Lei nella sua esperienza politica si è fatto spazio senza quote? Quanto è stato faticoso?
Io sono stato molto fortunato perché ho iniziato la mia esperienza politica in un momento storico per la nostra città in cui stavamo vivendo una fase di profondo cambiamento grazie alla vittoria alle primarie di un trentacinquenne che aveva scombussolato gli equilibri dei partiti storici da sempre all’opposizione nella politica locale. In quel momento il segretario cittadino del PD mi chiese di candidarmi, e da quel momento ho chiesto un consiglio e attivato tutte le persone con cui fino a quel momento avevo condiviso la mia vita di studente, giovane professionista attivo nel mondo dell’ associazionismo e del sociale. La collaborazione, la fiducia e la generatività sono stati gli elementi che mi hanno aiutato in questo percorso. Oltre al continuo studio e la costruzione di reti di impegno con quanti condividevano il mio approccio e i miei valori, dentro e fuori il partito democratico. È un grande aiuto è stata l’organizzazione di laboratori di partecipazione politica a cui hanno partecipato decine di giovani desiderosi di confrontarsi con una politica diversa da quella descritta sui media.

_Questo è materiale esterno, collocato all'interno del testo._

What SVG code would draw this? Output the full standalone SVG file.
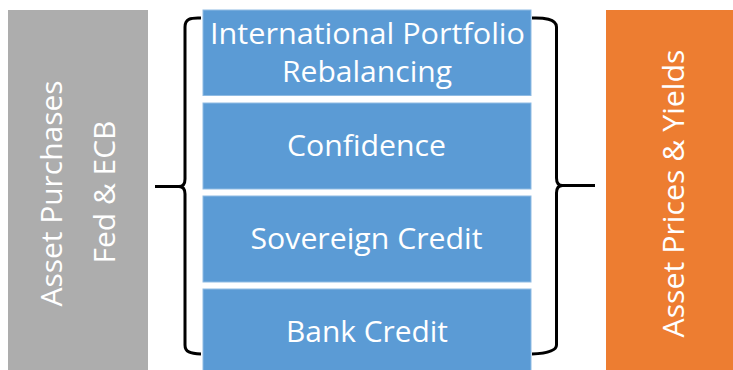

Spesso le quote rosa non hanno portato ai risultati sperati? In questo caso si eviteranno gli stessi errori?
Il tema delle “quote” è sempre divisivo nel dibattito politico. Anche io teoricamente non sono un fan del sistema delle quote ma la pratica mi ha portato a ricredermi. Quando nel 2011, a 28 anni, sono stato eletto in consiglio comunale ho vissuto un’esperienza che oggi sembra assurda: un consiglio comunale a Cagliari con solo 2 donne su 40 consiglieri; nel gruppo del PD eravamo in 13; 13 uomini che si confrontavano sulle scelte politiche per la città. Le quote non bastano e non sono la panacea, ma hanno iniziato a invertire la tendenza per quanto riguarda a rappresentanza di genere. Nel caso delle quote generazionali è chiaro che non basti solo candidare più giovani ma sicuramente una maggior partecipazione giovanile potrà aiutare tutti i partiti a vivere un ricambio generazionale che potrà solo fare bene alla politica.